The Brutal Truth About Why Your Efforts Go Unnoticed

Hard work alone won't save you. The employee who silently handles everything often becomes invisible—until they're gone.

An employee working hard yet remaining unnoticed in the workplace.

I've watched people get fired who were carrying entire departments on their backs. Not for mistakes, not for slacking — just because at some point they became inconvenient. Too independent, too visible, too expensive. Or the opposite — so invisible that people only remembered them when something broke.

This piece is for people I know personally, and for those I don't know but will recognize from this description. For people who do good work, sometimes the work of two or three, and still feel undervalued. I want to share what I've seen — from both sides of the table. Not to lecture, but to warn.

The quiet heroes and their biggest trap

There's a type — the person who quietly handles nine out of ten tasks. No one notices because everything just works. Then a problem comes up, and they go to their manager — because they need help or a decision that's above their pay grade.

Here's what happens: the manager only sees this person when there's a problem. Again and again. Not because there are many problems, but because those other nine tasks went by without applause. A picture forms in the manager's head: this employee is about problems. Not solutions, not results. Problems.

It's unfair. But it's reality.

I'm not saying you should brag about every closed ticket. But if you work in silence for months and only show up with bad news — the person on the other side develops a warped perception. And they're not even to blame, it's just how brains work: we remember what triggers emotions, and quiet good work doesn't trigger anything.

"I can handle it" — three words that dilute you

Good specialists often take on more than they should. Not because they enjoy it, but because they see a problem and can't walk past it. The finance person starts managing processes, the developer becomes a project manager, the designer handles client communication.

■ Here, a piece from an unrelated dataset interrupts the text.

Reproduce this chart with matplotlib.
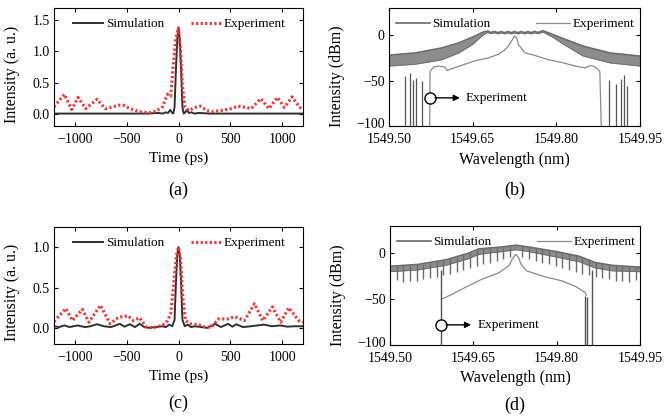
import matplotlib
matplotlib.use("Agg")
import matplotlib.pyplot as plt
from matplotlib.transforms import ScaledTranslation

plt.rcParams["font.family"] = ["Liberation Serif", "DejaVu Serif"]
plt.rcParams["font.size"] = 9

# -------------------------------------------------
# data (estimated)
# -------------------------------------------------
# (a) time domain, first case
sim_a_t = [-1200, -300, -200, -150, -125, -100, -80, -65, -50, -38, -25, -12, 0,
           12, 25, 38, 50, 65, 80, 100, 125, 150, 200, 300, 1200]
sim_a_y = [0.0, 0.0, 0.01, 0.0, 0.02, 0.01, 0.06, 0.02, 0.0, 0.1, 0.7, 1.2, 1.37,
           1.2, 0.7, 0.1, 0.0, 0.02, 0.06, 0.01, 0.02, 0.0, 0.01, 0.0, 0.0]
exp_a_t = [-1200, -1100, -1030, -968, -895, -785, -706, -627, -580, -530, -470,
           -375, -280, -216, -154, -106, -75, -52, -27, 0, 20, 37, 63, 100, 163,
           210, 272, 320, 415, 510, 573, 652, 700, 794, 873, 952, 1022, 1095,
           1168, 1200]
exp_a_y = [0.11, 0.31, 0.065, 0.26, 0.08, 0.23, 0.08, 0.11, 0.135, 0.135, 0.08,
           0.03, 0.015, 0.04, 0.11, 0.31, 0.28, 0.76, 1.2, 1.38, 1.0, 0.46, 0.1,
           0.05, 0.1, 0.12, 0.05, 0.03, 0.05, 0.08, 0.12, 0.1, 0.08, 0.24, 0.08,
           0.26, 0.1, 0.27, 0.1, 0.08]

# (c) time domain, second case
sim_c_t = [-1200, -1150, -1100, -1050, -975, -900, -850, -785, -720, -650, -565,
           -520, -470, -420, -375, -330, -280, -220, -160, -120, -90, -60, -38,
           -25, -12, 0, 12, 25, 38, 60, 90, 120, 160, 220, 280, 352, 410, 478,
           520, 556, 620, 700, 760, 826, 900, 980, 1050, 1120, 1200]
sim_c_y = [0.02, 0.01, 0.03, 0.01, 0.03, 0.01, 0.02, 0.045, 0.02, 0.01, 0.05,
           0.015, 0.045, 0.01, 0.05, 0.01, 0.0, 0.01, 0.02, 0.01, 0.04, 0.02, 0.1,
           0.55, 0.9, 1.0, 0.9, 0.55, 0.1, 0.02, 0.04, 0.01, 0.02, 0.01, 0.0, 0.05,
           0.01, 0.05, 0.015, 0.045, 0.01, 0.02, 0.03, 0.04, 0.02, 0.03, 0.015,
           0.02, 0.02]
exp_c_t = [-1200, -1086, -1022, -927, -864, -753, -659, -580, -485, -437, -374,
           -311, -248, -153, -106, -74, -45, -20, 0, 20, 40, 68, 115, 190, 257,
           320, 383, 478, 541, 636, 733, 811, 906, 985, 1064, 1159, 1200]
exp_c_y = [0.08, 0.24, 0.09, 0.23, 0.07, 0.28, 0.05, 0.13, 0.15, 0.09, 0.125,
           0.01, 0.0, 0.03, 0.09, 0.18, 0.55, 0.9, 1.0, 0.85, 0.4, 0.09, 0.05,
           0.04, 0.01, 0.01, 0.11, 0.11, 0.14, 0.09, 0.30, 0.09, 0.26, 0.07, 0.25,
           0.09, 0.07]

# (b) spectrum, first case: simulation drawn as a band (fast ripple)
sim_b_wl = [1549.50, 1549.547, 1549.595, 1549.625, 1549.65, 1549.668, 1549.677,
            1549.683, 1549.689, 1549.695, 1549.701, 1549.707, 1549.713, 1549.719,
            1549.725, 1549.731, 1549.737, 1549.743, 1549.749, 1549.755, 1549.761,
            1549.767, 1549.776, 1549.794, 1549.818, 1549.848, 1549.896, 1549.95]
sim_b_up = [-22, -19.5, -14, -8.5, -2, 3.3, 4.6, 3.0, 4.2, 2.8, 4.0, 2.8, 4.0,
            2.8, 4.0, 2.8, 4.0, 2.8, 4.0, 2.8, 4.2, 3.0, 5.0, 0.7, -5, -12,
            -19.5, -23]
sim_b_lo = [-34, -32, -27, -19.5, -10, 0, 3.0, 1.6, 2.8, 1.4, 2.6, 1.4, 2.6,
            1.4, 2.6, 1.4, 2.6, 1.4, 2.6, 1.4, 2.8, 1.6, 3.4, -2.5, -12, -23,
            -30.5, -34]
exp_b_wl = [1549.573, 1549.5735, 1549.58, 1549.59, 1549.60, 1549.604, 1549.612,
            1549.636, 1549.655, 1549.678, 1549.696, 1549.706, 1549.714, 1549.72,
            1549.725, 1549.729, 1549.732, 1549.738, 1549.744, 1549.76, 1549.786,
            1549.81, 1549.834, 1549.852, 1549.86, 1549.866, 1549.872, 1549.878,
            1549.8805]
exp_b_y = [-100, -40, -35, -34, -35, -39, -37, -32, -28, -25, -21, -17, -12, -6,
           -1, -3, -10, -15, -19.5, -22, -27, -30, -34, -36, -33.5, -34, -36, -40,
           -100]
spike_b_wl = [1549.529, 1549.538, 1549.543, 1549.548, 1549.559,
              1549.894, 1549.907, 1549.916, 1549.922, 1549.927]
spike_b_top = [-45, -42, -49, -47, -50, -49, -54, -48, -44, -56]

# (d) spectrum, second case: band + deep narrow dips
sim_d_wl = [1549.50, 1549.55, 1549.60, 1549.64, 1549.66, 1549.70, 1549.727,
            1549.75, 1549.80, 1549.84, 1549.87, 1549.90, 1549.95]
sim_d_up = [-14, -12, -7, 0, 5, 7, 9, 7, 2, -3, -10, -13, -15]
sim_d_lo = [-20, -18, -13, -6, -1, 2, 4, 2, -4, -9, -16, -19, -20]
dip_d_wl = [1549.512, 1549.524, 1549.536, 1549.548, 1549.560, 1549.572,
            1549.584, 1549.596, 1549.608, 1549.620, 1549.632, 1549.644,
            1549.656, 1549.668, 1549.680, 1549.692, 1549.704, 1549.716,
            1549.738, 1549.750, 1549.762, 1549.774, 1549.786, 1549.798,
            1549.810, 1549.822, 1549.834, 1549.846, 1549.858, 1549.870,
            1549.882, 1549.894, 1549.906, 1549.918, 1549.930, 1549.942]
dip_d_bot = [-29, -31, -30, -30, -28, -27, -26, -24, -22, -20, -18, -16, -14,
             -12, -10, -8, -6, -4, -4, -6, -8, -10, -12, -14, -16, -18, -20,
             -22, -24, -26, -27, -28, -30, -30, -31, -29]
dip_d_top = [-13.5, -13, -12.5, -12, -11, -10, -8.5, -7.5, -5.5, -3.5, -1.5, 1,
             4, 5.5, 6, 6.5, 7.5, 8.5, 8, 7, 6, 4.5, 3.5, 2, 1, -0.5, -2, -4.5,
             -7, -10, -11, -12.5, -13.5, -14, -14.5, -15]
exp_d_wl = [1549.592, 1549.600, 1549.612, 1549.636, 1549.666, 1549.696,
            1549.714, 1549.72, 1549.726, 1549.731, 1549.736, 1549.746,
            1549.776, 1549.81, 1549.834, 1549.852, 1549.8535]
exp_d_y = [-50, -48, -44.5, -37, -28, -21, -13.5, -6, -1, -4, -12, -19, -25,
           -30, -36, -43, -46]
line_d_wl = [1549.591, 1549.851, 1549.855, 1549.864]
line_d_top = [-18, -47, -48, -18]

# panel layout (pixel boxes: left, right, top, bottom)
W, H = 666, 420
boxes = {"a": (54, 303, 8, 126), "b": (389, 640, 8, 126),
         "c": (54, 303, 227, 344), "d": (390, 640, 226, 345)}

fig = plt.figure(figsize=(W / 100, H / 100), dpi=100)
axs = {}
for k, (l, r, t, b) in boxes.items():
    axs[k] = fig.add_axes([l / W, 1 - b / H, (r - l) / W, (b - t) / H])
    axs[k].tick_params(direction="in", top=True, right=True, length=3,
                       labelsize=10, pad=3)
    axs[k].tick_params(axis="x", pad=5)
    for s in axs[k].spines.values():
        s.set_linewidth(0.8)

RED = "#ff2a2a"
SIM_K = "#303030"

# ---- time-domain panels ----
for k, st, sy, et, ey, ylim, yt in [
        ("a", sim_a_t, sim_a_y, exp_a_t, exp_a_y, (-0.2, 1.7), [0, 0.5, 1.0, 1.5]),
        ("c", sim_c_t, sim_c_y, exp_c_t, exp_c_y, (-0.2, 1.25), [0, 0.5, 1.0])]:
    ax = axs[k]
    ax.plot(st, sy, color=SIM_K, lw=1.4, label="Simulation")
    ax.plot(et, ey, color=RED, lw=2.2, linestyle=(0, (0.7, 0.8)),
            label="Experiment")
    ax.set_xlim(-1200, 1200)
    ax.set_ylim(*ylim)
    ax.set_xticks([-1000, -500, 0, 500, 1000])
    ax.set_yticks(yt)
    ax.set_yticklabels([f"{v:.1f}" for v in yt])
    ax.set_xlabel("Time (ps)", fontsize=11, labelpad=4)
    ax.set_ylabel("Intensity (a. u.)", fontsize=11.5)
    ax.yaxis.set_label_coords(-0.135, 0.44)
    ax.legend(loc="upper left", bbox_to_anchor=(0.05, 0.97), ncol=2,
              frameon=False, fontsize=9.5, handlelength=2.3, columnspacing=2.0,
              handletextpad=0.2, borderaxespad=0.1)

# ---- spectrum panels ----
SIM_G = "#6a6a6a"
EXP_G = "#8a8a8a"

ax = axs["b"]
ax.fill_between(sim_b_wl, sim_b_lo, sim_b_up, color="#8c8c8c", lw=0)
ax.plot(sim_b_wl, sim_b_up, color=SIM_G, lw=1.2, label="Simulation")
ax.plot(sim_b_wl, sim_b_lo, color=SIM_G, lw=0.6)
ax.plot(exp_b_wl, exp_b_y, color=EXP_G, lw=0.9, label="Experiment")
ax.vlines(spike_b_wl, -100, spike_b_top, color="#555555", lw=0.9)
ann_b = (1549.5735, -69, 1549.627, 1549.638)

ax = axs["d"]
ax.fill_between(sim_d_wl, sim_d_lo, sim_d_up, color="#8c8c8c", lw=0)
ax.plot(sim_d_wl, sim_d_up, color=SIM_G, lw=1.2, label="Simulation")
ax.plot(sim_d_wl, sim_d_lo, color=SIM_G, lw=0.6)
ax.vlines(dip_d_wl, dip_d_bot, dip_d_top, color=SIM_G, lw=1.0)
ax.plot(exp_d_wl, exp_d_y, color=EXP_G, lw=0.9, label="Experiment")
ax.vlines(line_d_wl, -100, line_d_top, color="#555555", lw=1.0)
ann_d = (1549.592, -78, 1549.646, 1549.658)

for k, (cx, cy, ax_end, tx) in [("b", ann_b), ("d", ann_d)]:
    ax = axs[k]
    ax.plot([cx], [cy], "o", mfc="white", mec="black", ms=8, mew=1.0)
    ax.annotate("", xy=(ax_end, cy), xytext=(cx + 0.009, cy),
                arrowprops=dict(arrowstyle="-|>", color="black", lw=1.0,
                                mutation_scale=9, shrinkA=0, shrinkB=0))
    ax.text(tx, cy, "Experiment", va="center", ha="left", fontsize=9.5)
    ax.set_xlim(1549.50, 1549.95)
    ax.set_ylim(-100, 30)
    ax.set_xticks([1549.50, 1549.65, 1549.80, 1549.95])
    ax.set_xticklabels(["1549.50", "1549.65", "1549.80", "1549.95"])
    ax.set_yticks([-100, -50, 0])
    ax.set_xlabel("Wavelength (nm)", fontsize=11.5, labelpad=4)
    ax.set_ylabel("Intensity (dBm)", fontsize=11.5)
    ax.yaxis.set_label_coords(-0.175, 0.42)
    # lift the -100 label a little so it clears the first x label
    lab = ax.get_yticklabels()[0]
    lab.set_transform(lab.get_transform() +
                      ScaledTranslation(0, 2 / 72, fig.dpi_scale_trans))
    ax.legend(loc="upper left", bbox_to_anchor=(0.0, 0.97), ncol=2,
              frameon=False, fontsize=9.5, handlelength=2.6, columnspacing=3.4,
              handletextpad=0.2, borderaxespad=0.1)

# panel tags
for k, y in [("a", 190), ("b", 190), ("c", 403), ("d", 405)]:
    l, r, t, b = boxes[k]
    fig.text((l + r) / 2 / W, 1 - y / H, f"({k})", ha="center", va="center",
             fontsize=13)

fig.savefig("out.png", dpi=100)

From the outside, it looks like initiative. From the inside — like dilution. You're spending energy on things where you're not the best, instead of deepening what makes you irreplaceable. And six months later, you're in a situation where people value you for a little of everything and nothing specific. That's the most vulnerable position when cuts come.

Define your territory and go so deep that your absence would hurt.

A marathon with no finish line

I've seen people close tasks like a conveyor belt — one after another, no breaks, no weekends, no asking "what's the point?" They genuinely believed that quantity was proof of value.

But work isn't an endurance race. Someone who focuses on three things and does them well is more visible than someone who spreads themselves across twenty tasks. Paradox: the one who does less but with precision — grows faster. And the one who does more than anyone — burns out first, and their departure often surprises no one, because they stopped being visible long ago behind their endless busyness.

What usually goes unsaid

Now — a layer deeper, the stuff people usually don't talk about.

In 2025, Meta fired 3,600 people under the banner of "raising performance standards." Among them were people with excellent reviews, bonuses, years of flawless work. Microsoft, Amazon, Goldman Sachs — same story. They call it "performance-based," but really they're replacing expensive with cheap.

You can do everything right and still end up on the chopping block. Not because you're bad, but because you cost too much. Or because someone above you feels threatened — you're too competent, too independent, you see too much of the big picture. For a good manager, that's a gift. For a weak one — a reason to get rid of you.

And there's another trap, the most painful one: burnout from trust. They trust you — so they give you more. You handle it — so they add more. And more. At some point, the trust that should have been recognition becomes just overload. You burn out not from being treated badly, but from being treated well. Because no one considered that trust has limits too.

From the other side of the table

I've sat in that chair myself — been a manager, hired, fired, built teams. And here's what I understood long ago and still believe is the only right approach: if a specialist delivers results, my job is to adapt to them, not break them to fit me.

I've had people who grumbled, snapped back, glared through meetings. And still delivered work I could be proud of. Did I care? Sure — it's nicer to work with someone who's both skilled and pleasant. But in practice, those grumblers were often the most reliable. They didn't smile for the sake of it, but they did their job so well I could sleep at night.

The problem is that few people take management seriously as a profession. Leading people is a skill you need to learn, but most managers ended up in that chair by accident: they were good at their job, got promoted, and then — figure it out yourself. So someone who was writing code or crunching budgets yesterday is supposed to understand motivation today, read the team's mood, adapt their approach to each person. No training, no mentor, often no desire.

People are people. Not all managers are evil or stupid. Many just don't know how. And the ones who suffer most are those who work the hardest.

Why I'm writing this

Not to teach. Not to give you a five-point list and say "follow this and you'll be fine." It would be a lie to promise that doing everything right means you'll definitely be valued.

I'm writing this because I know people who work with integrity — quietly, honestly, sometimes to exhaustion — and feel like it's not enough. I want them to know: I've seen it. From both sides.

And the only thing I can say for certain: pay attention to how you're perceived. Not because you need to play politics, but because good work that no one knows about is a tree falling in a forest where no one's around.

The sound was there. But no one heard it.